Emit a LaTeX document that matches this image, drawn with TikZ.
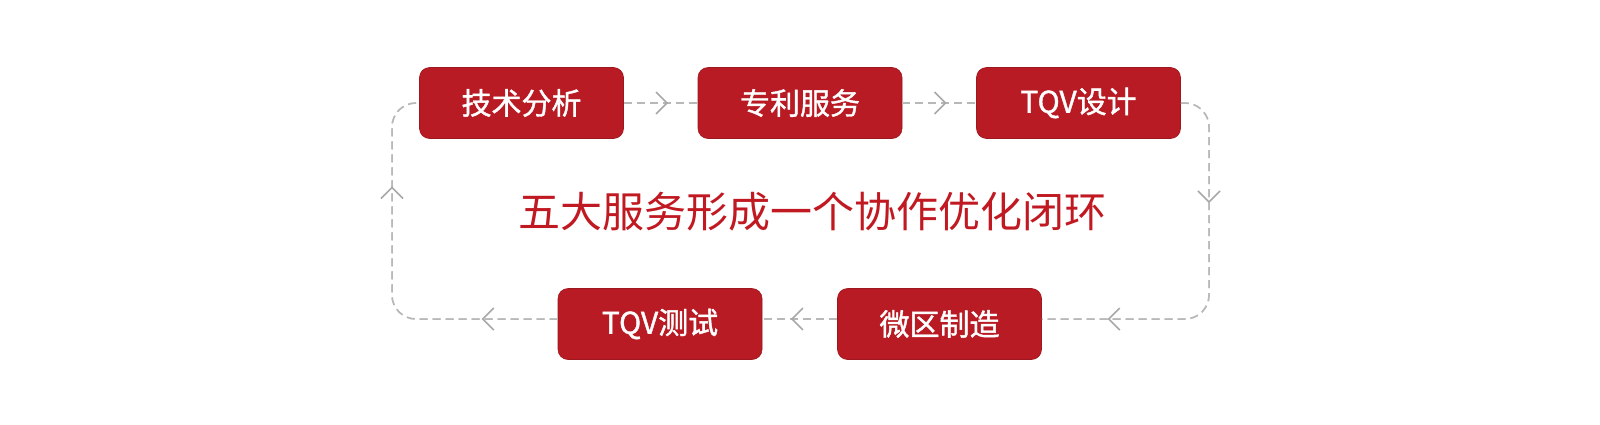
\documentclass[tikz,border=0pt]{standalone}
\usepackage{fontspec}
\usepackage{xcolor}
\usetikzlibrary{arrows.meta,decorations.markings}
\newfontfamily\cjk{Noto Sans CJK SC}[BoldFont=Noto Sans CJK SC, BoldFeatures={FakeBold=1.3}]
\definecolor{boxred}{RGB}{184,27,35}
\definecolor{titlered}{RGB}{192,25,33}
\definecolor{loopgray}{RGB}{184,184,184}
\definecolor{tipgray}{RGB}{168,168,168}

\begin{document}
\begin{tikzpicture}[x=1pt,y=-1pt,
    servicebox/.style={fill=boxred, draw=boxred!85!black, line width=0.6pt, rounded corners=10pt,
        minimum width=204pt, minimum height=71pt, text=white, font=\cjk\bfseries\fontsize{30}{36}\selectfont},
    flow/.style={draw=loopgray, line width=1.5pt, dash pattern=on 8pt off 5pt, rounded corners=24pt},
    chevron/.style={decoration={markings, mark=at position #1 with {\arrow[tipgray, line width=1.6pt]{Straight Barb[length=11pt, width=22pt]}}}, postaction={decorate}}]
    \useasboundingbox (0,0) rectangle (1600,424);

    \node[servicebox] (analyse) at (521.5,103) {技术分析};
    \node[servicebox] (patent) at (800,103) {专利服务};
    \node[servicebox] (design) at (1078.5,103) {TQV设计};
    \node[servicebox] (test) at (660,324) {TQV测试};
    \node[servicebox] (make) at (939.5,324) {微区制造};

    \node[text=titlered, font=\cjk\fontsize{42}{48}\selectfont] (title) at (812,212) {五大服务形成一个协作优化闭环};

    \coordinate (rt) at (1209,103);
    \coordinate (rb) at (1209,319);
    \coordinate (lb) at (392,319);
    \coordinate (lt) at (392,103);

    \draw[flow, chevron=0.6] (analyse.east) -- (patent.west);
    \draw[flow, chevron=0.6] (patent.east) -- (design.west);
    \draw[flow, chevron=118pt] (design.east) -- (rt) -- (rb) -- ([yshift=5pt]make.east);
    \draw[flow, chevron=325pt] (design.east) -- (rt) -- (rb) -- ([yshift=5pt]make.east);
    \draw[flow, chevron=0.62] ([yshift=5pt]make.west) -- ([yshift=5pt]test.east);
    \draw[flow, chevron=76pt] ([yshift=5pt]test.west) -- (lb) -- (lt) -- (analyse.west);
    \draw[flow, chevron=288pt] ([yshift=5pt]test.west) -- (lb) -- (lt) -- (analyse.west);
\end{tikzpicture}
\end{document}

----------------------------------------

* Task instructions
Restate, line by line and word for word, everything from the top of the material through the line that contains "(lt) at (392,103);". Leave pictures out.

* Written reply
Emit a LaTeX document that matches this image, drawn with TikZ.
\documentclass[tikz,border=0pt]{standalone}
\usepackage{fontspec}
\usepackage{xcolor}
\usetikzlibrary{arrows.meta,decorations.markings}
\newfontfamily\cjk{Noto Sans CJK SC}[BoldFont=Noto Sans CJK SC, BoldFeatures={FakeBold=1.3}]
\definecolor{boxred}{RGB}{184,27,35}
\definecolor{titlered}{RGB}{192,25,33}
\definecolor{loopgray}{RGB}{184,184,184}
\definecolor{tipgray}{RGB}{168,168,168}

\begin{document}
\begin{tikzpicture}[x=1pt,y=-1pt,
    servicebox/.style={fill=boxred, draw=boxred!85!black, line width=0.6pt, rounded corners=10pt,
        minimum width=204pt, minimum height=71pt, text=white, font=\cjk\bfseries\fontsize{30}{36}\selectfont},
    flow/.style={draw=loopgray, line width=1.5pt, dash pattern=on 8pt off 5pt, rounded corners=24pt},
    chevron/.style={decoration={markings, mark=at position #1 with {\arrow[tipgray, line width=1.6pt]{Straight Barb[length=11pt, width=22pt]}}}, postaction={decorate}}]
    \useasboundingbox (0,0) rectangle (1600,424);

    \node[servicebox] (analyse) at (521.5,103) {技术分析};
    \node[servicebox] (patent) at (800,103) {专利服务};
    \node[servicebox] (design) at (1078.5,103) {TQV设计};
    \node[servicebox] (test) at (660,324) {TQV测试};
    \node[servicebox] (make) at (939.5,324) {微区制造};

    \node[text=titlered, font=\cjk\fontsize{42}{48}\selectfont] (title) at (812,212) {五大服务形成一个协作优化闭环};

    \coordinate (rt) at (1209,103);
    \coordinate (rb) at (1209,319);
    \coordinate (lb) at (392,319);
    \coordinate (lt) at (392,103);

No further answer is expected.